> [Short exercise]:
Leave out the pictures, and write out exactly the lines from the beginning of the material to the line holding "sp.set_color('#333333')", that line included, and nothing else.

# start of Source data

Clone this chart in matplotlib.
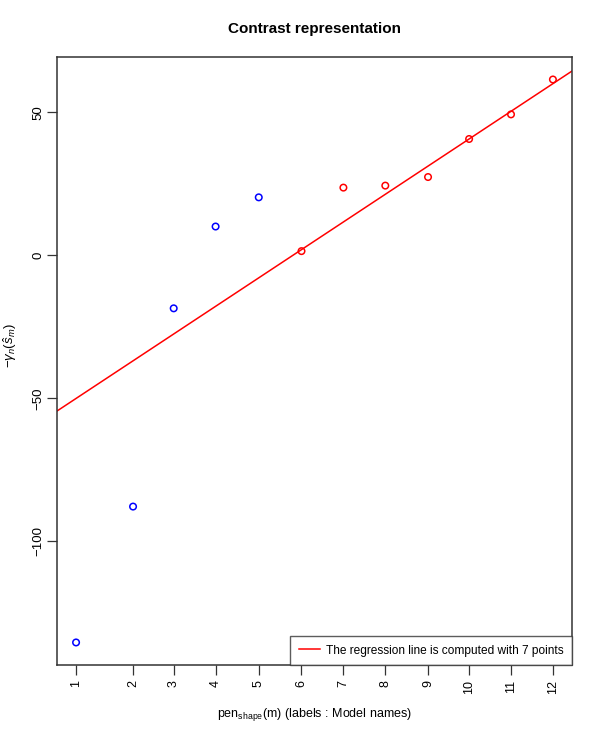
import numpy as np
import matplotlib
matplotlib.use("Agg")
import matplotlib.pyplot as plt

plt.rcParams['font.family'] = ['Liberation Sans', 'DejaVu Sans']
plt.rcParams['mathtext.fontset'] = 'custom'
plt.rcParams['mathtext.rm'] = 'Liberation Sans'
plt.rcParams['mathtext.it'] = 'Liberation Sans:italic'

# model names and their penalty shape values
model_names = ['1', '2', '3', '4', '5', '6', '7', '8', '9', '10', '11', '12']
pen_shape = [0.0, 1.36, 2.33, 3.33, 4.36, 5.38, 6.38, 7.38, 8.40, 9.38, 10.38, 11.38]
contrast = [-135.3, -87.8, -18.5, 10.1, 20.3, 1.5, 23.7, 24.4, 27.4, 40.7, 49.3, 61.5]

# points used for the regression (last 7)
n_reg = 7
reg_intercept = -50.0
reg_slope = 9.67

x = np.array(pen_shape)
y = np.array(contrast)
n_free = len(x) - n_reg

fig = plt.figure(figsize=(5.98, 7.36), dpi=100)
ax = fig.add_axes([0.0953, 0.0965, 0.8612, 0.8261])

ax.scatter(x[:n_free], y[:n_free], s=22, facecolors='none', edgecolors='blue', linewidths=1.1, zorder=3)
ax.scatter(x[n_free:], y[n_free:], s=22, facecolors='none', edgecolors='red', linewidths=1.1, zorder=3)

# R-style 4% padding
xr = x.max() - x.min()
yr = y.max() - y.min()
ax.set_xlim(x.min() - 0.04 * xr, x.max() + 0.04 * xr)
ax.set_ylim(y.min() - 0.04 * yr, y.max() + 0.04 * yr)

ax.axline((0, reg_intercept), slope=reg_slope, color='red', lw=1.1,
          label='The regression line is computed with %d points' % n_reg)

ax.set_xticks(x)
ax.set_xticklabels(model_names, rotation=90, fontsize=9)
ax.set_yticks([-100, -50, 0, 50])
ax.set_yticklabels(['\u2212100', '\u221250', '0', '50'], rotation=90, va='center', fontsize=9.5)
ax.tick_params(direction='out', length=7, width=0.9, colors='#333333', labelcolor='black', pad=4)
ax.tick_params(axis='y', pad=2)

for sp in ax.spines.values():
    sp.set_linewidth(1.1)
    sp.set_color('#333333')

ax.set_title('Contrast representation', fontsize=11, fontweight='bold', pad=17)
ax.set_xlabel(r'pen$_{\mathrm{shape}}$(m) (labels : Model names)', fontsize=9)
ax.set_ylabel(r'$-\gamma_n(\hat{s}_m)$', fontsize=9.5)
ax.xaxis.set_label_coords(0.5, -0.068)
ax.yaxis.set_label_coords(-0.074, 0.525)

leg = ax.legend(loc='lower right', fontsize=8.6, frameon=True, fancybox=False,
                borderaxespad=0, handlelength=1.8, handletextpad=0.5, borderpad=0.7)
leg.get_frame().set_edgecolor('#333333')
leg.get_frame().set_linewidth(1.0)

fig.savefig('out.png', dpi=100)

# end of Source data

> [Task solution]:
Clone this chart in matplotlib.
import numpy as np
import matplotlib
matplotlib.use("Agg")
import matplotlib.pyplot as plt

plt.rcParams['font.family'] = ['Liberation Sans', 'DejaVu Sans']
plt.rcParams['mathtext.fontset'] = 'custom'
plt.rcParams['mathtext.rm'] = 'Liberation Sans'
plt.rcParams['mathtext.it'] = 'Liberation Sans:italic'

# model names and their penalty shape values
model_names = ['1', '2', '3', '4', '5', '6', '7', '8', '9', '10', '11', '12']
pen_shape = [0.0, 1.36, 2.33, 3.33, 4.36, 5.38, 6.38, 7.38, 8.40, 9.38, 10.38, 11.38]
contrast = [-135.3, -87.8, -18.5, 10.1, 20.3, 1.5, 23.7, 24.4, 27.4, 40.7, 49.3, 61.5]

# points used for the regression (last 7)
n_reg = 7
reg_intercept = -50.0
reg_slope = 9.67

x = np.array(pen_shape)
y = np.array(contrast)
n_free = len(x) - n_reg

fig = plt.figure(figsize=(5.98, 7.36), dpi=100)
ax = fig.add_axes([0.0953, 0.0965, 0.8612, 0.8261])

ax.scatter(x[:n_free], y[:n_free], s=22, facecolors='none', edgecolors='blue', linewidths=1.1, zorder=3)
ax.scatter(x[n_free:], y[n_free:], s=22, facecolors='none', edgecolors='red', linewidths=1.1, zorder=3)

# R-style 4% padding
xr = x.max() - x.min()
yr = y.max() - y.min()
ax.set_xlim(x.min() - 0.04 * xr, x.max() + 0.04 * xr)
ax.set_ylim(y.min() - 0.04 * yr, y.max() + 0.04 * yr)

ax.axline((0, reg_intercept), slope=reg_slope, color='red', lw=1.1,
          label='The regression line is computed with %d points' % n_reg)

ax.set_xticks(x)
ax.set_xticklabels(model_names, rotation=90, fontsize=9)
ax.set_yticks([-100, -50, 0, 50])
ax.set_yticklabels(['\u2212100', '\u221250', '0', '50'], rotation=90, va='center', fontsize=9.5)
ax.tick_params(direction='out', length=7, width=0.9, colors='#333333', labelcolor='black', pad=4)
ax.tick_params(axis='y', pad=2)

for sp in ax.spines.values():
    sp.set_linewidth(1.1)
    sp.set_color('#333333')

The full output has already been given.